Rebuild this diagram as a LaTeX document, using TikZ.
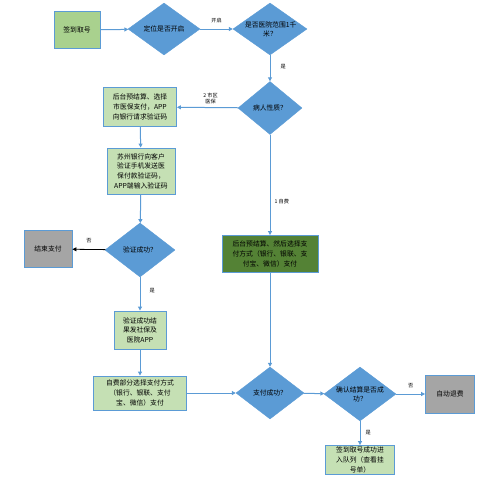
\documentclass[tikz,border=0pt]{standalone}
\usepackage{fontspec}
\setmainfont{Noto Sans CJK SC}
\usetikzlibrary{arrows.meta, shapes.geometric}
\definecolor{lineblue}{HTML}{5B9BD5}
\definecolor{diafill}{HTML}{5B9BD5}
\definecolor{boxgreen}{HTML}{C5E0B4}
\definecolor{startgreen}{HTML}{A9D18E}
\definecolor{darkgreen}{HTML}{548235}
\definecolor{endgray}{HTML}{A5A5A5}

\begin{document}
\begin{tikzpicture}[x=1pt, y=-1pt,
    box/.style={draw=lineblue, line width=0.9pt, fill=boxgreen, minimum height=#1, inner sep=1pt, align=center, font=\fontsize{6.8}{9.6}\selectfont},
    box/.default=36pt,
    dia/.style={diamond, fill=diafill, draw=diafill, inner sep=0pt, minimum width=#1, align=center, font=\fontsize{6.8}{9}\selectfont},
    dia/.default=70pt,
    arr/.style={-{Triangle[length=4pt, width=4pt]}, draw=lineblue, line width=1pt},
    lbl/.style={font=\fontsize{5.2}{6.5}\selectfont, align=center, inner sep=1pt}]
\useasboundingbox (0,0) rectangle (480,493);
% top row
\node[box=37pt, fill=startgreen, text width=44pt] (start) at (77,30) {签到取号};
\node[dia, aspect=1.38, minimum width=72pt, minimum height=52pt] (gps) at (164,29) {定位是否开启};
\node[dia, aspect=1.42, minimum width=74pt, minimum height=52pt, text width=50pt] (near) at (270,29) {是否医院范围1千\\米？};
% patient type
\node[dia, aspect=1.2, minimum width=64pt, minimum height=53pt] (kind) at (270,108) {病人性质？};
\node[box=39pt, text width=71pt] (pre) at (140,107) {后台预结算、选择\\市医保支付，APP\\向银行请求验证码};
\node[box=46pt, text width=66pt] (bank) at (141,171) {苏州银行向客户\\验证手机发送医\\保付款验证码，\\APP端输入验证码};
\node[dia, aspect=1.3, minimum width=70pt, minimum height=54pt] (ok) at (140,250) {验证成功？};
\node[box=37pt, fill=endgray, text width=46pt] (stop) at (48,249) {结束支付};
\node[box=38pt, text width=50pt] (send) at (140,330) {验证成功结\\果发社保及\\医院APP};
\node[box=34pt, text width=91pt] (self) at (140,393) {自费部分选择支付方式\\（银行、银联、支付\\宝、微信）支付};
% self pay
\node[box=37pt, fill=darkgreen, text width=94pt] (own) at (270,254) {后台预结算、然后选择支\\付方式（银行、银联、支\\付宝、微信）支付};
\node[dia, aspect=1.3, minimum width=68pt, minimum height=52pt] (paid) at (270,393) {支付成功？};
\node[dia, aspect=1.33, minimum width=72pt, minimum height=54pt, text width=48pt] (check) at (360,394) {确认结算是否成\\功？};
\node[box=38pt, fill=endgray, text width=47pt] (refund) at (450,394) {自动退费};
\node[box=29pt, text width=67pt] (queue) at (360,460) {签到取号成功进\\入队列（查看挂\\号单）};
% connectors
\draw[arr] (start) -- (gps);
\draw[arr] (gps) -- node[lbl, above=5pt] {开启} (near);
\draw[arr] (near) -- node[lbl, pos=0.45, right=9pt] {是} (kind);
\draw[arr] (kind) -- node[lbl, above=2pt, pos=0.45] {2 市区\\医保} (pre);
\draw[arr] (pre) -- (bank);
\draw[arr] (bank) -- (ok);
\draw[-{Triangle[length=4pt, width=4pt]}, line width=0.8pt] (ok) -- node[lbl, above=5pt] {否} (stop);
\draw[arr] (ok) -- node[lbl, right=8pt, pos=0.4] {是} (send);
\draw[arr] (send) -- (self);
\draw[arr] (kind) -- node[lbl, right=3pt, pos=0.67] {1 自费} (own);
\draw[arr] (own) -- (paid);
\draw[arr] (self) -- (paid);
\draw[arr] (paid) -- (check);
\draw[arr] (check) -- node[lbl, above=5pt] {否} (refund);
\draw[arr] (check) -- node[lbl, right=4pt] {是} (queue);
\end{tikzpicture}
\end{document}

What to work on: Give an exact reproduction of every line, leaving out any picture.

Correct response:
Rebuild this diagram as a LaTeX document, using TikZ.
\documentclass[tikz,border=0pt]{standalone}
\usepackage{fontspec}
\setmainfont{Noto Sans CJK SC}
\usetikzlibrary{arrows.meta, shapes.geometric}
\definecolor{lineblue}{HTML}{5B9BD5}
\definecolor{diafill}{HTML}{5B9BD5}
\definecolor{boxgreen}{HTML}{C5E0B4}
\definecolor{startgreen}{HTML}{A9D18E}
\definecolor{darkgreen}{HTML}{548235}
\definecolor{endgray}{HTML}{A5A5A5}

\begin{document}
\begin{tikzpicture}[x=1pt, y=-1pt,
    box/.style={draw=lineblue, line width=0.9pt, fill=boxgreen, minimum height=#1, inner sep=1pt, align=center, font=\fontsize{6.8}{9.6}\selectfont},
    box/.default=36pt,
    dia/.style={diamond, fill=diafill, draw=diafill, inner sep=0pt, minimum width=#1, align=center, font=\fontsize{6.8}{9}\selectfont},
    dia/.default=70pt,
    arr/.style={-{Triangle[length=4pt, width=4pt]}, draw=lineblue, line width=1pt},
    lbl/.style={font=\fontsize{5.2}{6.5}\selectfont, align=center, inner sep=1pt}]
\useasboundingbox (0,0) rectangle (480,493);
% top row
\node[box=37pt, fill=startgreen, text width=44pt] (start) at (77,30) {签到取号};
\node[dia, aspect=1.38, minimum width=72pt, minimum height=52pt] (gps) at (164,29) {定位是否开启};
\node[dia, aspect=1.42, minimum width=74pt, minimum height=52pt, text width=50pt] (near) at (270,29) {是否医院范围1千\\米？};
% patient type
\node[dia, aspect=1.2, minimum width=64pt, minimum height=53pt] (kind) at (270,108) {病人性质？};
\node[box=39pt, text width=71pt] (pre) at (140,107) {后台预结算、选择\\市医保支付，APP\\向银行请求验证码};
\node[box=46pt, text width=66pt] (bank) at (141,171) {苏州银行向客户\\验证手机发送医\\保付款验证码，\\APP端输入验证码};
\node[dia, aspect=1.3, minimum width=70pt, minimum height=54pt] (ok) at (140,250) {验证成功？};
\node[box=37pt, fill=endgray, text width=46pt] (stop) at (48,249) {结束支付};
\node[box=38pt, text width=50pt] (send) at (140,330) {验证成功结\\果发社保及\\医院APP};
\node[box=34pt, text width=91pt] (self) at (140,393) {自费部分选择支付方式\\（银行、银联、支付\\宝、微信）支付};
% self pay
\node[box=37pt, fill=darkgreen, text width=94pt] (own) at (270,254) {后台预结算、然后选择支\\付方式（银行、银联、支\\付宝、微信）支付};
\node[dia, aspect=1.3, minimum width=68pt, minimum height=52pt] (paid) at (270,393) {支付成功？};
\node[dia, aspect=1.33, minimum width=72pt, minimum height=54pt, text width=48pt] (check) at (360,394) {确认结算是否成\\功？};
\node[box=38pt, fill=endgray, text width=47pt] (refund) at (450,394) {自动退费};
\node[box=29pt, text width=67pt] (queue) at (360,460) {签到取号成功进\\入队列（查看挂\\号单）};
% connectors
\draw[arr] (start) -- (gps);
\draw[arr] (gps) -- node[lbl, above=5pt] {开启} (near);
\draw[arr] (near) -- node[lbl, pos=0.45, right=9pt] {是} (kind);
\draw[arr] (kind) -- node[lbl, above=2pt, pos=0.45] {2 市区\\医保} (pre);
\draw[arr] (pre) -- (bank);
\draw[arr] (bank) -- (ok);
\draw[-{Triangle[length=4pt, width=4pt]}, line width=0.8pt] (ok) -- node[lbl, above=5pt] {否} (stop);
\draw[arr] (ok) -- node[lbl, right=8pt, pos=0.4] {是} (send);
\draw[arr] (send) -- (self);
\draw[arr] (kind) -- node[lbl, right=3pt, pos=0.67] {1 自费} (own);
\draw[arr] (own) -- (paid);
\draw[arr] (self) -- (paid);
\draw[arr] (paid) -- (check);
\draw[arr] (check) -- node[lbl, above=5pt] {否} (refund);
\draw[arr] (check) -- node[lbl, right=4pt] {是} (queue);
\end{tikzpicture}
\end{document}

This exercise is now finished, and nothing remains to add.